Aside from it being the newest (and hence coolest) thing, Kevin wrote:


  • Google Plus generates lots of interaction and discussion, more so than possibly Twitter and Facebook. Look at this blog post of mine. Two comments on my blog. 10 comments on Google Plus. You want to be part of a dialogue with influencers and amplifiers, better still if it was your original insight  (blog post) that initiated this dialogue. Not only doesn’t it matter if the dialogue is some place other than your blog comments (Twitter, LinkedIn, Facebook, now Google Plus), but it’s better if the dialogue is someplace other than your blog. More people see the dialogue and have the opportunity to join in. Plus you are seen as someone who ‘comes out’ and joins the discussion, not someone who says, “Look at me and my blog, come here as I measure my success and worth by traffic to my blog and, in turn, my website.”

  • Then again, one man’s positive is another’s problem.  Being, at this stage, a fairly old school blawger and occasional twitterer, I’m at my limit of internet distractions.  I have a Facebook and LinkedIn account, but I never use them. When I write a blawg post, I hope that anyone having anything to add to the conversation will use the post’s comment section. 

    When twitter took hold, people would twit about my posts, meaning that they were both lost to posterity and separated from the post itself.  Someone reading the post might never see the comments, and the conversation was happening in different rooms among different people, never the twain to meet.  I hated it.
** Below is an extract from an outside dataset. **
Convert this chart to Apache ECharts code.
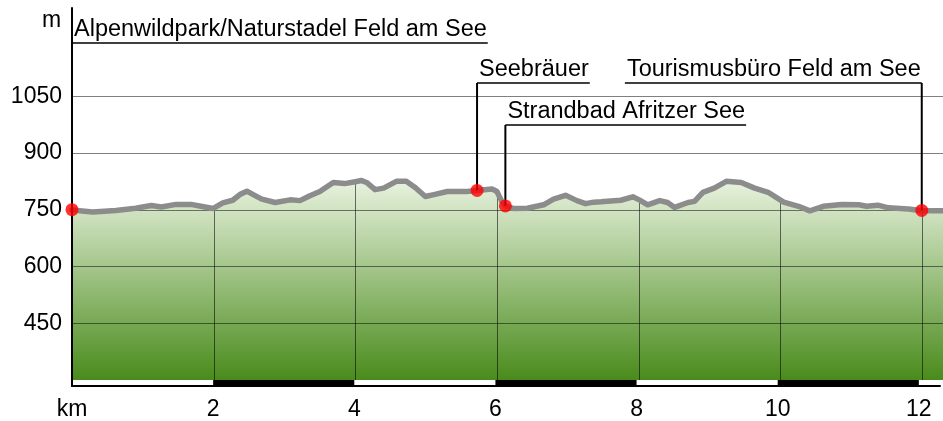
<!DOCTYPE html>
<html><head><meta charset="utf-8">
<script src="https://cdn.jsdelivr.net/npm/echarts@6/dist/echarts.min.js"></script>
<style>html,body{margin:0;padding:0;background:#fff}#c{width:943px;height:421px}</style>
</head><body><div id="c"></div>
<script>
// ---- data ----
const profileKm = [0.00,0.29,0.62,0.90,1.12,1.26,1.47,1.68,1.82,1.99,2.13,2.27,2.37,2.47,2.56,2.68,2.87,3.08,3.22,3.36,3.50,3.69,3.85,4.00,4.09,4.16,4.28,4.40,4.58,4.72,4.85,4.99,5.11,5.30,5.58,5.72,5.93,6.00,6.07,6.12,6.24,6.43,6.66,6.80,6.97,7.13,7.25,7.37,7.47,7.75,7.92,8.01,8.13,8.30,8.41,8.51,8.70,8.79,8.91,9.07,9.24,9.45,9.64,9.83,10.05,10.26,10.42,10.61,10.87,11.11,11.22,11.38,11.53,11.81,12.01,12.30];
const profileElev = [749,744,748,754,761,757,764,764,759,753,768,775,790,799,790,778,769,776,774,787,798,822,819,824,827,822,803,807,825,825,808,785,790,798,798,801,805,798,772,760,753,754,763,778,788,774,766,770,771,775,784,776,763,774,769,756,769,772,796,807,825,822,807,796,770,759,747,759,764,763,759,762,755,752,747,747];
const poiNames = ['Alpenwildpark/Naturstadel Feld am See','Seebräuer','Strandbad Afritzer See','Tourismusbüro Feld am See'];
const poiKm = [0, 5.72, 6.12, 12.0];
const poiElev = [750, 801, 760, 748];
const yTickLabels = [450, 600, 750, 900, 1050];
const xTickLabels = [2, 4, 6, 8, 10, 12];
const scaleBlack = [[2, 4], [6, 8], [10, 12]];
const yUnit = 'm';
const xUnit = 'km';

// ---- layout / style ----
const FONT = '"Liberation Sans", Arial, sans-serif';
const FS = 23;
const FS_ANN = 23.5;
const X_MAX = 12.3, Y_MIN = 300, Y_MAX = 1283;
const poiLayout = [{lineY: 43, dir: 1}, {lineY: 83, dir: 1}, {lineY: 125, dir: 1}, {lineY: 83, dir: -1}];

const mctx = document.createElement('canvas').getContext('2d');
mctx.font = FS_ANN + 'px ' + FONT;
function textW(t) { return mctx.measureText(t).width; }
function elevAt(k) {
  for (let i = 1; i < profileKm.length; i++) {
    if (k <= profileKm[i]) {
      const t = (k - profileKm[i-1]) / (profileKm[i] - profileKm[i-1]);
      return profileElev[i-1] + t * (profileElev[i] - profileElev[i-1]);
    }
  }
  return profileElev[profileElev.length - 1];
}
const profile = profileKm.map((k, i) => [k, profileElev[i]]);

const chart = echarts.init(document.getElementById('c'), null, {renderer: 'canvas'});
chart.setOption({
  animation: false,
  grid: [
    {left: 72, right: 0, top: 8, height: 372},
    {left: 72, right: 0, top: 380, height: 9}
  ],
  xAxis: [
    {gridIndex: 0, type: 'value', min: 0, max: X_MAX, show: false},
    {gridIndex: 1, type: 'value', min: 0, max: X_MAX, interval: 2,
     axisLine: {show: true, lineStyle: {color: '#000', width: 2}},
     axisTick: {show: false}, splitLine: {show: false},
     axisLabel: {margin: 12, fontSize: FS, fontFamily: FONT, color: '#000', showMinLabel: true, showMaxLabel: true,
       formatter: v => v === 0 ? xUnit : (xTickLabels.indexOf(v) >= 0 ? String(v) : '')}}
  ],
  yAxis: [
    {gridIndex: 0, type: 'value', min: Y_MIN, max: Y_MAX, interval: 150, z: 5,
     axisLine: {show: true, lineStyle: {color: '#000', width: 2}},
     axisTick: {show: false}, splitLine: {show: false},
     axisLabel: {margin: 10, fontSize: FS, fontFamily: FONT, color: '#000',
       formatter: v => yTickLabels.indexOf(v) >= 0 ? String(v) : ''}},
    {gridIndex: 1, type: 'value', min: 0, max: 1, z: 5,
     axisLine: {show: true, lineStyle: {color: '#000', width: 2}},
     axisTick: {show: false}, splitLine: {show: false}, axisLabel: {show: false}}
  ],
  graphic: [{type: 'text', left: 42, top: 9, style: {text: yUnit, fontSize: FS, fontFamily: FONT, fill: '#000'}}],
  series: [
    {type: 'line', xAxisIndex: 0, yAxisIndex: 0, data: profile, showSymbol: false, z: 1,
     lineStyle: {width: 0, opacity: 0},
     areaStyle: {origin: 'start', opacity: 1, color: new echarts.graphic.LinearGradient(0, 180, 0, 380, [
       {offset: 0, color: '#e9f3e0'}, {offset: 1, color: '#4a8b1c'}], true)}},
    {type: 'custom', xAxisIndex: 0, yAxisIndex: 0, z: 2, data: xTickLabels.map(v => [v, Y_MIN]),
     renderItem: (params, api) => {
       const k = api.value(0);
       const p0 = api.coord([k, Y_MIN]), p1 = api.coord([k, elevAt(k)]);
       return {type: 'line', shape: {x1: Math.round(p0[0]) + 0.5, y1: p0[1], x2: Math.round(p0[0]) + 0.5, y2: p1[1]},
               style: {stroke: 'rgba(0,0,0,0.55)', lineWidth: 1}};
     }},
    {type: 'custom', xAxisIndex: 0, yAxisIndex: 0, z: 3, data: yTickLabels.map(v => [0, v]),
     renderItem: (params, api) => {
       const cs = params.coordSys;
       const y = Math.round(api.coord([0, api.value(1)])[1]) + 0.5;
       return {type: 'line', shape: {x1: cs.x, y1: y, x2: cs.x + cs.width, y2: y},
               style: {stroke: 'rgba(0,0,0,0.5)', lineWidth: 1}};
     }},
    {type: 'line', xAxisIndex: 0, yAxisIndex: 0, data: profile, showSymbol: false, z: 4,
     lineStyle: {color: '#8c8c8c', width: 5.5, cap: 'round', join: 'round'}},
    {type: 'custom', xAxisIndex: 1, yAxisIndex: 1, z: 3, data: scaleBlack,
     renderItem: (params, api) => {
       const a = api.coord([api.value(0), 1]), b = api.coord([api.value(1), 0]);
       return {type: 'rect', shape: {x: a[0], y: a[1], width: b[0] - a[0], height: b[1] - a[1]}, style: {fill: '#000'}};
     }},
    {type: 'custom', xAxisIndex: 0, yAxisIndex: 0, z: 6, data: poiKm.map((k, i) => [k, poiElev[i]]),
     renderItem: (params, api) => {
       const i = params.dataIndex;
       const p = api.coord([api.value(0), api.value(1)]);
       const L = poiLayout[i];
       const w = textW(poiNames[i]) + 3;
       const x0 = L.dir > 0 ? p[0] : p[0] - w;
       return {type: 'group', children: [
         {type: 'line', shape: {x1: p[0], y1: p[1], x2: p[0], y2: L.lineY}, style: {stroke: '#000', lineWidth: 2}},
         {type: 'line', shape: {x1: x0, y1: L.lineY, x2: x0 + w, y2: L.lineY}, style: {stroke: '#000', lineWidth: 1.5}},
         {type: 'text', x: x0 + 2, y: L.lineY - 1,
          style: {text: poiNames[i], fontSize: FS_ANN, fontFamily: FONT, fill: '#000', align: 'left', verticalAlign: 'bottom'}}
       ]};
     }},
    {type: 'scatter', xAxisIndex: 0, yAxisIndex: 0, z: 10, symbolSize: 13,
     itemStyle: {color: '#ff0000'}, data: poiKm.map((k, i) => [k, poiElev[i]])}
  ]
});
</script></body></html>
    Rather than bridge the gap, the internet keeps building new rooms with different people and different conversations.  For those people who want to spend every waking hour moving from room to room in search of something to prevent them from ever having face to face contact with real people again, this is good. 

    But consider this unintended point by Ex-Google employee Kirrily “Skud” Robert in reaction to the  Google+ mass deletion of accounts of those it deemed weren’t using “real names” as the deal required:


    The former Google employee that originally applauded Google Plus’ statements about real names had their account suspended. Kirrily “Skud” Robert writes in I’ve Been Suspended From Google+ :

    So today, I got off a plane this afternoon to find a pile of tweets, emails, and blog comments asking whether it was true that my Google+ account had been suspended. When I managed to get some wifi and check, it turned out that it had been.


    The part that caught my eyes was the “pile of tweets, emails and blog comments.”  He didn’t even mention Facebook.  And now we need another place to check as we get off a plane?  Seriously?

    There’s a great Toyota commercial about us old folks being anti-social that, aside from being hilarious, makes one heck of a point.



    How many twitter followers do you have?  How many people are in your “circle” on Google+?  How many ever get out of the house and hang out in a place that doesn’t have wifi?

    Whether Google+ is great, cool, whatever, isn’t the point, and as far as I can tell, won’t be the point.  The point is whether it’s going to replace twitter, or blogs, or Facebook, or whatever will be the new, shiny thing tomorrow, because it’s fine to spend a few minutes on social media, but this isn’t your life.  At least, not your real life.

    One of my continuing themes at SJ is that we are producing more lawyers than society can absorb.  And now we’re producing more social media forums than society can absorb, unless we’re prepare to forsake any IRL transactions and spend our days (and likely our nights) sitting in front of a computer screen “authentically engaging” with everyone else who has no life.  Is this really progress?

    So how is Google+?  Beats me. I’m on it and the first flurry of circle requests has slowed to a trickle, which either means that the early adopters have blown their wad or that new people on G+ have wised up and decided they don’t need the like of me in a circle.  I can’t say.  I can say, however, that it’s a bit confusing to me, bordering on pointless, and I’ve yet to make any use of the special features it tells me it offers.

    Bruce Carton invited me to “huddle” the other day via his mobile phone.  I had no clue how to “huddle” back; even if I did, I had no idea what I was supposed to do in a “huddle.”  I’ve tried to invite people to Google+, but it doesn’t seem to let me.  That may not be a reflection of the program, but me.  Somebody at Google may be saying, “don’t let that Greenfield guy invite people; he’ll increase the age of the room by at least a decade.”  I can appreciate that.

    Still, if Kevin is saying this is another great tool for lawyers, and it may be true from the tool perspective, I respond that we are awash in tools, but do lawyers really want to spend their day trolling social media forums in search of something or someone of interest?

    I don’t.  If it was up to me, one place would work just find.  Two is a bit of an annoyance, Four is too many, and I’m not going to do it.  Maybe you want to spend your day cruising from one to another in the hope that all your networking on the internet will do something for you that looking in a client’s or friend’s eye won’t, but like the old folks in the Toyota add, I have other things to do.